I'm taking about finding a word in a larger set of characters.
Lets say, what is the probability/chance of finding the word 'math' in a random 8 length phrase.
(For example gjbmdlep does not have math in dhhjmath does!)
I assume it's something like (ignoring caps) 26 to power of 4? -since that's chance for m AND a AND t AND h. Then there's the several placements of math in the word (starting from 1st character, 2nd, 3rd, 4th, 5th, not 6th though etc.)
so 26^4 / 5? Would (1 over that) that be the chance in finding the word math in a random 8 letter phrase?
A follow up question, in every possible iteration of an 8 length phrase how many will contain 'math'? Is it just as simple as finding amount of possible iterations (26^8) and dividing by previous answer?
Any help would be greatly appreciated thanks!
If you consider random words, where every letter is equally likely and independent, then your question is solvable with basic combinatorics, because every word has the same probability.
There are $26^8$ words with length $8$ over an alphabet with 26 letters.
There are $5$ positions, where your word "math" can start and the remaining ("uninteresting") $4$ letters gives $5\cdot 26^4$ possibilities. In this case, we have to take care about double-counted words. Here, the word MATHMATH is counted twice in the $5\cdot 26^4$ possibilities, because MATH starts at more then one position (the "uninteresting" letters can form the word MATH as well).
Put it together and you get the probability $\Large\frac{5\cdot 26^4-1}{26^8}$ in your scenario.
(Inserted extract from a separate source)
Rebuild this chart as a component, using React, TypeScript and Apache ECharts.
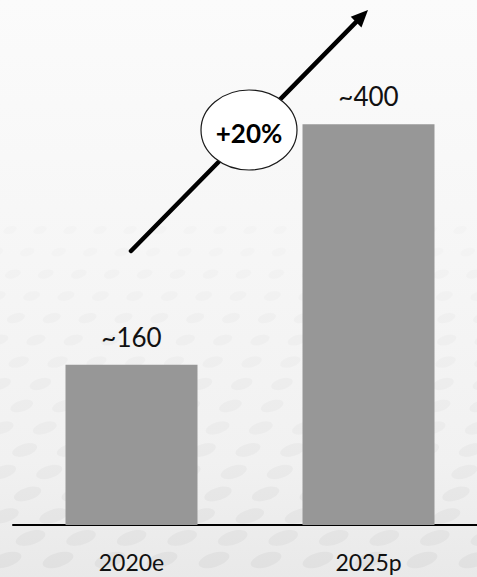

Note that in the general case (the word length is $n$ instead of $8$), the problem becomes more difficult because there are more double-counted words. For example the word length $9$ gives us $6\cdot 26^5$ possibilities in a similar approach as above, but there are words $MATHxMATH$ and $MATHMATHx$ here, which are double-counted ($x$ is an arbitrary letter in our alphabet). With alphabet size $4$, this gives $4\cdot 2=8$ double counted-words in this case. With increasing word length $n\ge 12$, words even can be counted more than twice in this approach.